Building Community Kurfürstenstrasse

The built community at Kurfürstenstrasse, located in Berlin Schöneberg, consists of 6 towers that overlap vertically and horizontally. It is a building conceived and developed together by the people living and working there. The result is 25 interconnected units that each have a very high space and several lower spaces.

The six towers that form the structure on a Berlin corner are an offset of the given two streets at a 104 degree angle and interlock with the urban space through projections and recesses. The house aims to offer new alternatives for cohabitation and to respond flexibly to individual needs and arrangements. The architecture does not prescribe sharing, but only enables it both internally and on an urban scale. While they vary in square meters, each unit consists of one double-high space passing through the building, with windows facing both the public street and the private courtyard. Except for bathrooms, there are no interior walls. Therefore, privacy or connection results from the placement of corners, levels, and sight-lines.

In our era of digital atomization, the notion of the commune feels both anachronistic and, perhaps, nostalgically out of reach. Meanwhile, in the real world, we continue to exist amongst other people – side by side on the train, in various cubicles of approximately equal size, or standing in line for any number of reasons. So we ask: How can we live together differently? To invite new possibilities, we’ve created a house that not only remains open – both to the world and its residents – but by the nature of its design, has the potential to start a new dialogue with the habits of its residents.

The building is not walled off to its surroundings. Directly in front, on Kurfürstenstrasse, is one of the oldest prostitution strips of Berlin. This northern exposure is loud and is the building’s street life, while also contrasting sharply with the staid, quiet, and sometimes green garden to the south.

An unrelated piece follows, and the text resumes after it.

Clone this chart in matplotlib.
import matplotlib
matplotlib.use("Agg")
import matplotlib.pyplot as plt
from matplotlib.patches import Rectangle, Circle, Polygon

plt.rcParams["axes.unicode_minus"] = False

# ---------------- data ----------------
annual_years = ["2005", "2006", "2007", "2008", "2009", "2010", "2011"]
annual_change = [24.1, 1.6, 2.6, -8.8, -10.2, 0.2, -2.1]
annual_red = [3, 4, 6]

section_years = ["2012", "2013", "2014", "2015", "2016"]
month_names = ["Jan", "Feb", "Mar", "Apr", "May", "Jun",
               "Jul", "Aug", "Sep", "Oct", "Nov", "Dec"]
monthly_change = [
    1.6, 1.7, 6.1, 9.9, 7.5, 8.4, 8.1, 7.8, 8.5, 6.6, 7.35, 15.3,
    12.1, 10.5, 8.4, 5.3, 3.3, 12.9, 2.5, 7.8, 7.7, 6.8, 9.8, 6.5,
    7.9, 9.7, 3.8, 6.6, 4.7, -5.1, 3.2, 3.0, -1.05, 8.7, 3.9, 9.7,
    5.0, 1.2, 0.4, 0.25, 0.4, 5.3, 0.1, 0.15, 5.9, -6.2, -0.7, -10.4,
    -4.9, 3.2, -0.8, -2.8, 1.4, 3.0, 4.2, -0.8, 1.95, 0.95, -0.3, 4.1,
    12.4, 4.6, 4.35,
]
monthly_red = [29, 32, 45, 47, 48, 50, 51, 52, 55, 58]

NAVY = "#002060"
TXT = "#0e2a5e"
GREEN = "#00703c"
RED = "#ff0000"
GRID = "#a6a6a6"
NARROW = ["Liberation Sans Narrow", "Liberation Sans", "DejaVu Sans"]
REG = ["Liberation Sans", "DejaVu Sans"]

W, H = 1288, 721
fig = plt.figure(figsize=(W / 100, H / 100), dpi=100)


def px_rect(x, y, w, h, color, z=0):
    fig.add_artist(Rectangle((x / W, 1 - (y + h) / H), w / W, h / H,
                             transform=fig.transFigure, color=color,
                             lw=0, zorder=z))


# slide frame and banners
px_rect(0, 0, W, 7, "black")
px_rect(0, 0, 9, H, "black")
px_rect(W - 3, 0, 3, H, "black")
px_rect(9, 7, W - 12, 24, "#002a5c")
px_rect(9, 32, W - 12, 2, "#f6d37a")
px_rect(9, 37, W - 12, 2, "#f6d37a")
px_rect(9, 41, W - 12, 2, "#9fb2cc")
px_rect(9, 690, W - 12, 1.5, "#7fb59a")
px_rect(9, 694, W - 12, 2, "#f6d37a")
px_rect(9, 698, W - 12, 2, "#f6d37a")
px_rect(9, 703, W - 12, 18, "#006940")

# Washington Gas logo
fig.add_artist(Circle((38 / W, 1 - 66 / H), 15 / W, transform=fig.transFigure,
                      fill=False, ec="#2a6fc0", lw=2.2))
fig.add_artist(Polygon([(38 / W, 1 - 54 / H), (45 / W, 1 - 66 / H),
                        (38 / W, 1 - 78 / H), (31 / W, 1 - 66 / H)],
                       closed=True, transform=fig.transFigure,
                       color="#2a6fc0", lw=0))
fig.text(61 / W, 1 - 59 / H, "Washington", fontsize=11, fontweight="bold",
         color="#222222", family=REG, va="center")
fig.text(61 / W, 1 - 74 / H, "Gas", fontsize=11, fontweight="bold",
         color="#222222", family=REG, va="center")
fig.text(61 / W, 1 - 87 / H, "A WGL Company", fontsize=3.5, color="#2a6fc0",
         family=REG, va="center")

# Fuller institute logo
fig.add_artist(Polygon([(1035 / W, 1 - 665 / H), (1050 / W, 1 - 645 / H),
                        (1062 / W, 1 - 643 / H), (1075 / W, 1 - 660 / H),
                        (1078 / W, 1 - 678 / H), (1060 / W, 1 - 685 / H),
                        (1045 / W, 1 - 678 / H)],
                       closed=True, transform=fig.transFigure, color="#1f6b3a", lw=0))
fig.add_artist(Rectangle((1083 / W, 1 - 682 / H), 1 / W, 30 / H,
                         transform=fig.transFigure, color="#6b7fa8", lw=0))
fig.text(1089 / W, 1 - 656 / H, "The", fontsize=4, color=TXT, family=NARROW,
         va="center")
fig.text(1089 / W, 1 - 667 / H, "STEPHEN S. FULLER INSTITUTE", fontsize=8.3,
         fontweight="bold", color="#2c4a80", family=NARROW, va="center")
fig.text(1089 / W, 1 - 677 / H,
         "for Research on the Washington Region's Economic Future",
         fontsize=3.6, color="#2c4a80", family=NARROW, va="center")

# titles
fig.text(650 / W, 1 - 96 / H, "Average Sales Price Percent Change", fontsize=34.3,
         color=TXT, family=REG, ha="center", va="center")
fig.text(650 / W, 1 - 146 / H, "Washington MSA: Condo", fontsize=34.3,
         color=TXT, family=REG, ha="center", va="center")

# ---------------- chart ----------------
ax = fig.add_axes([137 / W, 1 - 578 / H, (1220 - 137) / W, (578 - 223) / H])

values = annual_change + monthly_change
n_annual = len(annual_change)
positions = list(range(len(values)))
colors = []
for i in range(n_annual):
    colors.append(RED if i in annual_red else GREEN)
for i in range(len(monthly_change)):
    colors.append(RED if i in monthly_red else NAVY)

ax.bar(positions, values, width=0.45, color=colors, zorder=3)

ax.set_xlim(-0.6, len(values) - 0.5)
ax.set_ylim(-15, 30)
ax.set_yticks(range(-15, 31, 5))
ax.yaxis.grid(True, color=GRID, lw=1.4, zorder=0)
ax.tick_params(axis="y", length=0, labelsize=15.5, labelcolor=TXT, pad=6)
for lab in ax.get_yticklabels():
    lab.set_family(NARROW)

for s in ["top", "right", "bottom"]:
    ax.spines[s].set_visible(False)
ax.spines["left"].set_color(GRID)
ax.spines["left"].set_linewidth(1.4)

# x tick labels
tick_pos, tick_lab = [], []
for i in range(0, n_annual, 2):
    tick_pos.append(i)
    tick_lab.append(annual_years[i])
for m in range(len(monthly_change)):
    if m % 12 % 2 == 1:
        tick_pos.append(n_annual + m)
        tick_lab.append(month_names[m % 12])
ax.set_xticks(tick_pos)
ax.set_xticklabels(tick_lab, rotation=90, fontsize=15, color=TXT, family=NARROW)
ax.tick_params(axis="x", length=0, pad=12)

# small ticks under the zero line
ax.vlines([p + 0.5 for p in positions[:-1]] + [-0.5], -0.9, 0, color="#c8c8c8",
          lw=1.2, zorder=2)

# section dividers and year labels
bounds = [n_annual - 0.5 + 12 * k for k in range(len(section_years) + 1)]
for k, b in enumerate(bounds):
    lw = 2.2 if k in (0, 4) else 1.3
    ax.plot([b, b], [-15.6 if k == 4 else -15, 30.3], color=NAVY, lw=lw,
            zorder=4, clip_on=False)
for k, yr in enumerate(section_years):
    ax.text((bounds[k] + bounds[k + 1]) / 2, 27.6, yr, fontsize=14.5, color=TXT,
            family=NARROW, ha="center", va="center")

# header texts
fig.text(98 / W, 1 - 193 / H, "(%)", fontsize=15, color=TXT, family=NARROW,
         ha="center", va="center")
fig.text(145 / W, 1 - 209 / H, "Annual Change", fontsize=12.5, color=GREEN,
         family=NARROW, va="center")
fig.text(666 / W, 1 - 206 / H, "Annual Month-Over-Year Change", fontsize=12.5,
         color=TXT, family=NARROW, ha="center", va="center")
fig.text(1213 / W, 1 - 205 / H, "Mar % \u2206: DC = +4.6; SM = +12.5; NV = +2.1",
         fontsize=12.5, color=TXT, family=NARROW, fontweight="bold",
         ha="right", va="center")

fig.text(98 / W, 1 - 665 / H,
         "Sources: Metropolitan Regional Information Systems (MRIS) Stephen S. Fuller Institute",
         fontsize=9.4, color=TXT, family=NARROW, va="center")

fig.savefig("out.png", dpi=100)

The architecture responds to these two drastically different aspects of life and is not intended as a moral comment or irony. It simply connects both the urban landscape and nature. – because both are beautiful and life affirming.

The house is built from a few robust elements, with attention paid to an economical and simple use of materials. The project includes a green roof, cross ventilation in every space and careful use of energy but the building is fundamentally a project made from people. The inhabitants, who followed the project from its inception brought their strengths and weaknesses to the project. The architecture and the community itself reflect the challenges of people working and living together. The structure’s flexibility allows residents to create their private and shared spaces according to their own needs. Inhabitants are invited to renegotiate the traditional boundaries between themselves and their neighbors. The building seeks new forms of merging and meeting, challenging the community to use the space in new and different ways.

Steel columns support the concrete floor slabs. The standard bolted aluminium and glass facade is supplemented by opaque sliding aluminium panels for sound insulation, economy and weight. The polished screed floor and lightweight walls are the only finishes complementing the shell; interior concrete cores and railings are galvanized steel.